Created on: August 14, 2011

Problems newly freed slaves faced during the Reconstruction



The problems of freemen had always been there as a daily reality in America. Being able to prove to deputies seeking runaway slaves on the Underground Railroad, even those who had been born in free families always were on the defensive. The Dred Scott decision made the situation even more complicated. The Emancipation Proclamation in 1862 opened up additional doors of confusion as slaves in the Confederate States that saw the Federal Armies moving forward fled to the Union lines seeking the freedom they had been promised. In many cases the Union generals were unsympathetic to the masses of escapees and fed them only by necessity and in at least one case abandoned a large group of pursuing Confederates. The term “contraband” was applied to the former slaves and they were “unpersons” legally, no longer slaves, but still not free.



The Reconstruction policies of the Johnson Administration had a harsh effect on former masters and slave alike. The Southern male population had suffered extreme casualties and those who had survived the war had serious medical problems from extreme dysentery to amputated limbs. The agricultural system had been wrecked by loss of draft animals, tools and property and crop damage. The industrial system was in ruins. The plantations were now without field workers to do the planting work and bands of homeless former slaves roamed the countryside seeking the previously accepted shelter and food. The new freemen and women had been cast into a world of providing for themselves which they had little grasp of and were vulnerable to more dangers than before. Many former slaves returned to the plantations and began to work for a wage or food and shelter. The voting franchise was guaranteed by legislation and the Freedmen's Bureau.

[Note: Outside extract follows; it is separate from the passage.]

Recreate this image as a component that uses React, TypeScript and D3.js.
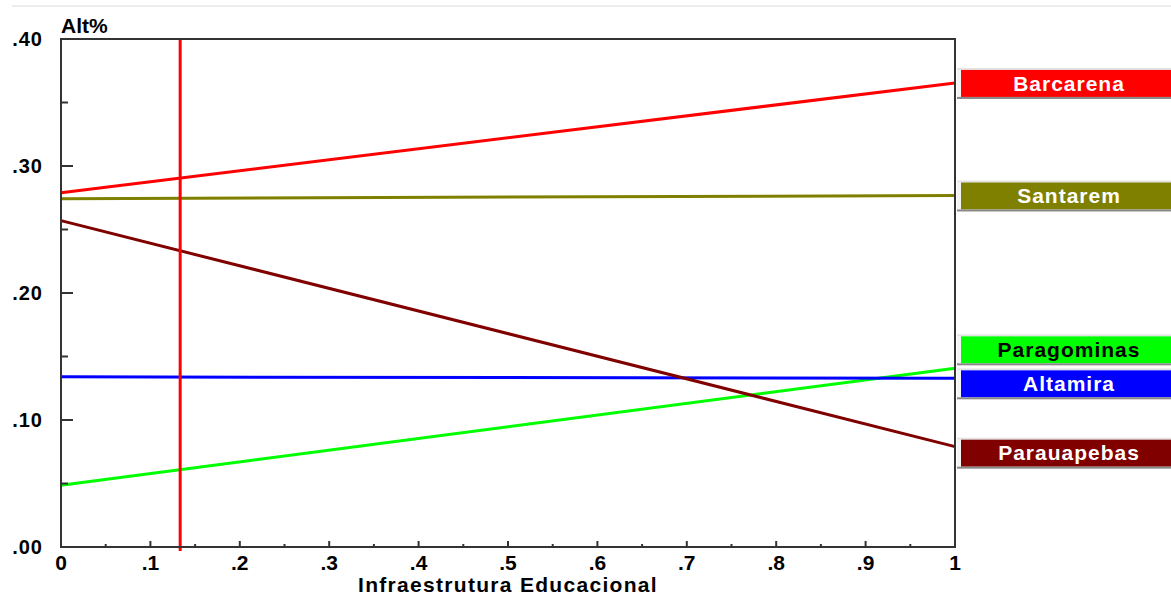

The Bureau became a tool of vengeance from the Johnson Administration, wreaking retribution from the assassination of a more compassionate Lincoln. The Bureau in many ways re-set the balance of the South and created an attitude of resentment in the white population that gave strength to the Ku Klux Klan, founded by former Cavalry General Nathan Bedford Forest.



The former slaves had no literacy, education, experience or living skills outside their former servitude. They were easily manipulated by speculative “carpetbaggers” who saw only personal profit from the opportunities in the Reconstructed South. Many former slaves were elected to legislatures and were controlled by profit makers and manipulators. The antagonism towards former masters rose and what Lincoln has hoped would be an easier reconciliation and re-unification became a crisis that has endured in racism and poverty even today.